Network Traffic Analysis in Reverse

Published: 2010-02-13. Last Updated: 2010-02-14 06:32:40 UTC
by Lorna Hutcheson (Version: 1)
1 comment(s)

Most of the time, people focus on what is coming inbound toward their networks.  This is quite understandable as the threat is usually considered outside of our perimeter and trying to come into our networks.  However, looking at traffic in this fashion is sometimes very tedious. There is alot that can get lost in the noise, especially if the analysis is done at the network edge.  There is just so much "background noise" on the internet such as port scans, old malware lingering around, network probes, etc.  There is alot to filter through.

An interesting exercise is do an analysis on your outbound traffic.  Many organizations do not do good egress filtering.  If you have never done this, then do some trend analysis on your egress traffic only.  In all that noise of traffic destined toward your network, what you really want to know is did a system answer?  Do you really know where your internal systems connecting to?  On what ports?  Why?  
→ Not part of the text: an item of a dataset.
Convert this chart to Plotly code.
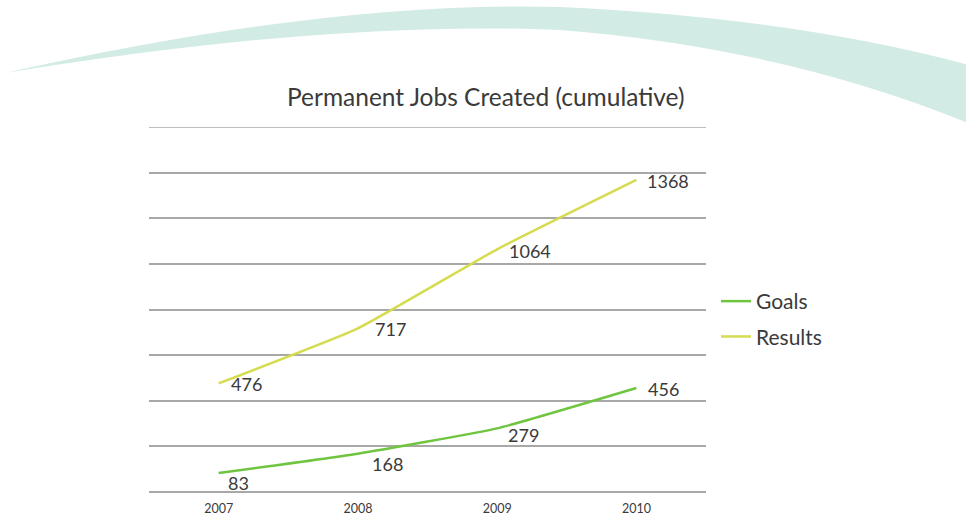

I am not saying that you shouldn't watch traffic destined for your network, but you should spend some quality time analyzing the traffic leaving your network.  I would expand this to include traffic flows between your internal systems.  If you have never done this, you might be surprised at what you find.  

 

1 comment(s)

Comments

Good tip. It's surprising the amount of malware that can be caught just by blocking/logging outbound SMTP traffic, for instance.